Records:
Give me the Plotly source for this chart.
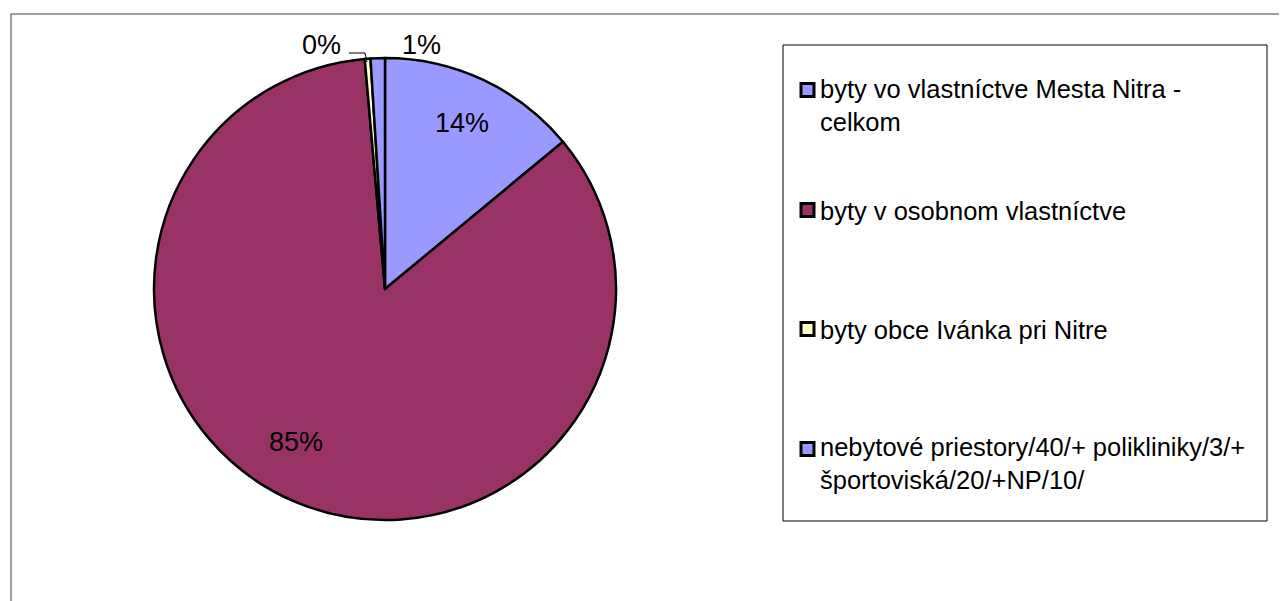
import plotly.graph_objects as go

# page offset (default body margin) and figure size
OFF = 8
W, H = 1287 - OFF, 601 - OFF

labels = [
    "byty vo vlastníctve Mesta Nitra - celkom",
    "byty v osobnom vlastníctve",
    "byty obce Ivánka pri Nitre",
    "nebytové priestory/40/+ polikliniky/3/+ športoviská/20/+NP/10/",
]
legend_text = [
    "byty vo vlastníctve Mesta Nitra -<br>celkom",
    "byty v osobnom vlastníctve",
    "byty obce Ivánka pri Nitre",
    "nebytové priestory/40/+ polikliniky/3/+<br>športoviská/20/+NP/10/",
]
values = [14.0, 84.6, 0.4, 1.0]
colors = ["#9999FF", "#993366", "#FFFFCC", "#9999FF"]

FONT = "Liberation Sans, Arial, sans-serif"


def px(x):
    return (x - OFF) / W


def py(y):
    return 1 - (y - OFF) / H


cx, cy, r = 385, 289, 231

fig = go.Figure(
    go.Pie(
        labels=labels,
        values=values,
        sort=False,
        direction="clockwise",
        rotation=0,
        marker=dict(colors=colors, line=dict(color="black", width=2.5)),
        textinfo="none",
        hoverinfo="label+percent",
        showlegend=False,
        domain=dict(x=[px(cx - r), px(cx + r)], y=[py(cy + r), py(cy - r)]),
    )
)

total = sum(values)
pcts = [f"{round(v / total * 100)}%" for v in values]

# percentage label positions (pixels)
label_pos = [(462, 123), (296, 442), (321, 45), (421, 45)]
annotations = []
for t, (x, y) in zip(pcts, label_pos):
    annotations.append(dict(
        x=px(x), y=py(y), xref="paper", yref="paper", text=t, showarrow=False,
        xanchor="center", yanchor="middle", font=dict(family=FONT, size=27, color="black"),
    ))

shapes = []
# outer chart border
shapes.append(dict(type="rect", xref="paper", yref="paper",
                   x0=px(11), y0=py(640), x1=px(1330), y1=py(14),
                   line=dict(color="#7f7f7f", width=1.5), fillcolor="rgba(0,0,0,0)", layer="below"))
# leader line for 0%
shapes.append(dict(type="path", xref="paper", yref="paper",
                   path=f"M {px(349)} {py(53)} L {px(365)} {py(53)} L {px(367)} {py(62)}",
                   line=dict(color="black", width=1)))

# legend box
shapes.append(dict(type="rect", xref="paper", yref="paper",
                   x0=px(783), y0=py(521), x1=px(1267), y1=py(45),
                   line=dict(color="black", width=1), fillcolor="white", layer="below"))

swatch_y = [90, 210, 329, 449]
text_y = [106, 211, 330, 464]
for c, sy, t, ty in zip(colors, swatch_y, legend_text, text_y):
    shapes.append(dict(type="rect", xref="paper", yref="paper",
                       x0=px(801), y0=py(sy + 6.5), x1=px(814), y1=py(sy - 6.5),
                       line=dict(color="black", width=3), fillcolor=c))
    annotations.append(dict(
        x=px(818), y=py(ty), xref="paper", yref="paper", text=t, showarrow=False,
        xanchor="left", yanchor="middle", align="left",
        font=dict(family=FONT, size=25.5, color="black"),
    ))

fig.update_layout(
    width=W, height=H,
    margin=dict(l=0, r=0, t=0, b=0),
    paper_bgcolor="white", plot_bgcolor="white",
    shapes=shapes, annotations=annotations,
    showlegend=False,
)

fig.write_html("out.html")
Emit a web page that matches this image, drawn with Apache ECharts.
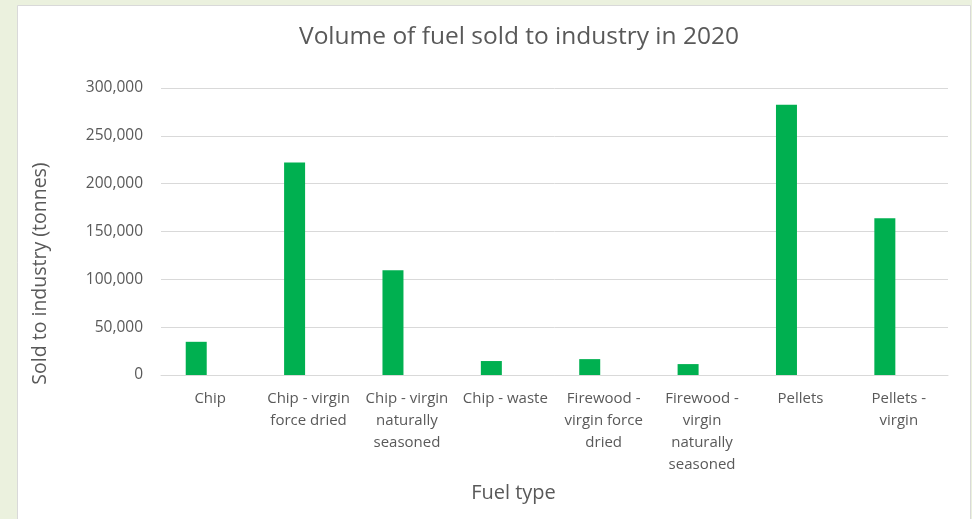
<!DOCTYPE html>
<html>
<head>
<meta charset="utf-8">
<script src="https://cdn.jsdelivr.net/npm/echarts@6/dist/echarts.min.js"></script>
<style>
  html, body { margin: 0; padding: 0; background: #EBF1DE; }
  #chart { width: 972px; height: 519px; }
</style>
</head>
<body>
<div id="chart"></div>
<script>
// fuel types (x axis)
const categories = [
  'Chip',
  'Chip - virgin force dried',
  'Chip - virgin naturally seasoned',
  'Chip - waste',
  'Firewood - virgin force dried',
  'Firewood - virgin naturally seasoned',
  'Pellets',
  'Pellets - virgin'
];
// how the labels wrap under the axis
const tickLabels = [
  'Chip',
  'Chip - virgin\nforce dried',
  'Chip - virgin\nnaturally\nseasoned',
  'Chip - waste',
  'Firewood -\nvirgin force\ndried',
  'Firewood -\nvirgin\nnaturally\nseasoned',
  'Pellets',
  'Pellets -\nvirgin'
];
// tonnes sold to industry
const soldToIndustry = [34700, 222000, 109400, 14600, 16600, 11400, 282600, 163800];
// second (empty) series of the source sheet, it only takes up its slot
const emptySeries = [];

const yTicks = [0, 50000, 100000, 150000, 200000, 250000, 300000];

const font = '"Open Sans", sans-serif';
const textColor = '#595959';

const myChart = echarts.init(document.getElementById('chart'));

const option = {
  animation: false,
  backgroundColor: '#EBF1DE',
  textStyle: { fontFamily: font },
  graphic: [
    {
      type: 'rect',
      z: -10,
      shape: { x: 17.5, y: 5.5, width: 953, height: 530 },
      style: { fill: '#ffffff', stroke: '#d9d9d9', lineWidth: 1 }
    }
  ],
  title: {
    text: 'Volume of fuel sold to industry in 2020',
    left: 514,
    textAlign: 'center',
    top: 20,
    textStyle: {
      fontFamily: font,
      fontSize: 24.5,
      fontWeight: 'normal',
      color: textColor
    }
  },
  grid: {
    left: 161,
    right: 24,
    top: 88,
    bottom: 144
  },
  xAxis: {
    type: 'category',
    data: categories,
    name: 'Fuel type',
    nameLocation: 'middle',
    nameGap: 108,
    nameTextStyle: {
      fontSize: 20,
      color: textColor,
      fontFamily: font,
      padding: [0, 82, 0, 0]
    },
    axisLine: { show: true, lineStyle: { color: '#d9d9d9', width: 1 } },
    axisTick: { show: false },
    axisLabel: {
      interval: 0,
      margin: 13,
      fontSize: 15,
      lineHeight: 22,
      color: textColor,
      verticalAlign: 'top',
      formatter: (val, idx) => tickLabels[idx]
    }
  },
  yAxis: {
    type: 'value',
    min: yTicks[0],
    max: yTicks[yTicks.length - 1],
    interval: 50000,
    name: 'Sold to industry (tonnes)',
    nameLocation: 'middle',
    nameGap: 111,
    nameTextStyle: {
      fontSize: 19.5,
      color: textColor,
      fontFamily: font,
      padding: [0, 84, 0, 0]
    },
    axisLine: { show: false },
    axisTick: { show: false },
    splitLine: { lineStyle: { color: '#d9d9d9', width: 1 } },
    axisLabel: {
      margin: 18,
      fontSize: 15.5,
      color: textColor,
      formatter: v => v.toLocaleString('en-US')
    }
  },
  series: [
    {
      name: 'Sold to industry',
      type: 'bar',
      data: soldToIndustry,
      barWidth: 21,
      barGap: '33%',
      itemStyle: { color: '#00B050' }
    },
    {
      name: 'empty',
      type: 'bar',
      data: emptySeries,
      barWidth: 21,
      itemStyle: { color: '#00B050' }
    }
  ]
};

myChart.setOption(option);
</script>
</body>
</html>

What to produce: Leave out the pictures and return every record word for word.

Task response:
Give me the Plotly source for this chart.
import plotly.graph_objects as go

# page offset (default body margin) and figure size
OFF = 8
W, H = 1287 - OFF, 601 - OFF

labels = [
    "byty vo vlastníctve Mesta Nitra - celkom",
    "byty v osobnom vlastníctve",
    "byty obce Ivánka pri Nitre",
    "nebytové priestory/40/+ polikliniky/3/+ športoviská/20/+NP/10/",
]
legend_text = [
    "byty vo vlastníctve Mesta Nitra -<br>celkom",
    "byty v osobnom vlastníctve",
    "byty obce Ivánka pri Nitre",
    "nebytové priestory/40/+ polikliniky/3/+<br>športoviská/20/+NP/10/",
]
values = [14.0, 84.6, 0.4, 1.0]
colors = ["#9999FF", "#993366", "#FFFFCC", "#9999FF"]

FONT = "Liberation Sans, Arial, sans-serif"


def px(x):
    return (x - OFF) / W


def py(y):
    return 1 - (y - OFF) / H


cx, cy, r = 385, 289, 231

fig = go.Figure(
    go.Pie(
        labels=labels,
        values=values,
        sort=False,
        direction="clockwise",
        rotation=0,
        marker=dict(colors=colors, line=dict(color="black", width=2.5)),
        textinfo="none",
        hoverinfo="label+percent",
        showlegend=False,
        domain=dict(x=[px(cx - r), px(cx + r)], y=[py(cy + r), py(cy - r)]),
    )
)

total = sum(values)
pcts = [f"{round(v / total * 100)}%" for v in values]

# percentage label positions (pixels)
label_pos = [(462, 123), (296, 442), (321, 45), (421, 45)]
annotations = []
for t, (x, y) in zip(pcts, label_pos):
    annotations.append(dict(
        x=px(x), y=py(y), xref="paper", yref="paper", text=t, showarrow=False,
        xanchor="center", yanchor="middle", font=dict(family=FONT, size=27, color="black"),
    ))

shapes = []
# outer chart border
shapes.append(dict(type="rect", xref="paper", yref="paper",
                   x0=px(11), y0=py(640), x1=px(1330), y1=py(14),
                   line=dict(color="#7f7f7f", width=1.5), fillcolor="rgba(0,0,0,0)", layer="below"))
# leader line for 0%
shapes.append(dict(type="path", xref="paper", yref="paper",
                   path=f"M {px(349)} {py(53)} L {px(365)} {py(53)} L {px(367)} {py(62)}",
                   line=dict(color="black", width=1)))

# legend box
shapes.append(dict(type="rect", xref="paper", yref="paper",
                   x0=px(783), y0=py(521), x1=px(1267), y1=py(45),
                   line=dict(color="black", width=1), fillcolor="white", layer="below"))

swatch_y = [90, 210, 329, 449]
text_y = [106, 211, 330, 464]
for c, sy, t, ty in zip(colors, swatch_y, legend_text, text_y):
    shapes.append(dict(type="rect", xref="paper", yref="paper",
                       x0=px(801), y0=py(sy + 6.5), x1=px(814), y1=py(sy - 6.5),
                       line=dict(color="black", width=3), fillcolor=c))
    annotations.append(dict(
        x=px(818), y=py(ty), xref="paper", yref="paper", text=t, showarrow=False,
        xanchor="left", yanchor="middle", align="left",
        font=dict(family=FONT, size=25.5, color="black"),
    ))

fig.update_layout(
    width=W, height=H,
    margin=dict(l=0, r=0, t=0, b=0),
    paper_bgcolor="white", plot_bgcolor="white",
    shapes=shapes, annotations=annotations,
    showlegend=False,
)

fig.write_html("out.html")
Emit a web page that matches this image, drawn with Apache ECharts.
<!DOCTYPE html>
<html>
<head>
<meta charset="utf-8">
<script src="https://cdn.jsdelivr.net/npm/echarts@6/dist/echarts.min.js"></script>
<style>
  html, body { margin: 0; padding: 0; background: #EBF1DE; }
  #chart { width: 972px; height: 519px; }
</style>
</head>
<body>
<div id="chart"></div>
<script>
// fuel types (x axis)
const categories = [
  'Chip',
  'Chip - virgin force dried',
  'Chip - virgin naturally seasoned',
  'Chip - waste',
  'Firewood - virgin force dried',
  'Firewood - virgin naturally seasoned',
  'Pellets',
  'Pellets - virgin'
];
// how the labels wrap under the axis
const tickLabels = [
  'Chip',
  'Chip - virgin\nforce dried',
  'Chip - virgin\nnaturally\nseasoned',
  'Chip - waste',
  'Firewood -\nvirgin force\ndried',
  'Firewood -\nvirgin\nnaturally\nseasoned',
  'Pellets',
  'Pellets -\nvirgin'
];
// tonnes sold to industry
const soldToIndustry = [34700, 222000, 109400, 14600, 16600, 11400, 282600, 163800];
// second (empty) series of the source sheet, it only takes up its slot
const emptySeries = [];

const yTicks = [0, 50000, 100000, 150000, 200000, 250000, 300000];

const font = '"Open Sans", sans-serif';
const textColor = '#595959';

const myChart = echarts.init(document.getElementById('chart'));

const option = {
  animation: false,
  backgroundColor: '#EBF1DE',
  textStyle: { fontFamily: font },
  graphic: [
    {
      type: 'rect',
      z: -10,
      shape: { x: 17.5, y: 5.5, width: 953, height: 530 },
      style: { fill: '#ffffff', stroke: '#d9d9d9', lineWidth: 1 }
    }
  ],
  title: {
    text: 'Volume of fuel sold to industry in 2020',
    left: 514,
    textAlign: 'center',
    top: 20,
    textStyle: {
      fontFamily: font,
      fontSize: 24.5,
      fontWeight: 'normal',
      color: textColor
    }
  },
  grid: {
    left: 161,
    right: 24,
    top: 88,
    bottom: 144
  },
  xAxis: {
    type: 'category',
    data: categories,
    name: 'Fuel type',
    nameLocation: 'middle',
    nameGap: 108,
    nameTextStyle: {
      fontSize: 20,
      color: textColor,
      fontFamily: font,
      padding: [0, 82, 0, 0]
    },
    axisLine: { show: true, lineStyle: { color: '#d9d9d9', width: 1 } },
    axisTick: { show: false },
    axisLabel: {
      interval: 0,
      margin: 13,
      fontSize: 15,
      lineHeight: 22,
      color: textColor,
      verticalAlign: 'top',
      formatter: (val, idx) => tickLabels[idx]
    }
  },
  yAxis: {
    type: 'value',
    min: yTicks[0],
    max: yTicks[yTicks.length - 1],
    interval: 50000,
    name: 'Sold to industry (tonnes)',
    nameLocation: 'middle',
    nameGap: 111,
    nameTextStyle: {
      fontSize: 19.5,
      color: textColor,
      fontFamily: font,
      padding: [0, 84, 0, 0]
    },
    axisLine: { show: false },
    axisTick: { show: false },
    splitLine: { lineStyle: { color: '#d9d9d9', width: 1 } },
    axisLabel: {
      margin: 18,
      fontSize: 15.5,
      color: textColor,
      formatter: v => v.toLocaleString('en-US')
    }
  },
  series: [
    {
      name: 'Sold to industry',
      type: 'bar',
      data: soldToIndustry,
      barWidth: 21,
      barGap: '33%',
      itemStyle: { color: '#00B050' }
    },
    {
      name: 'empty',
      type: 'bar',
      data: emptySeries,
      barWidth: 21,
      itemStyle: { color: '#00B050' }
    }
  ]
};

myChart.setOption(option);
</script>
</body>
</html>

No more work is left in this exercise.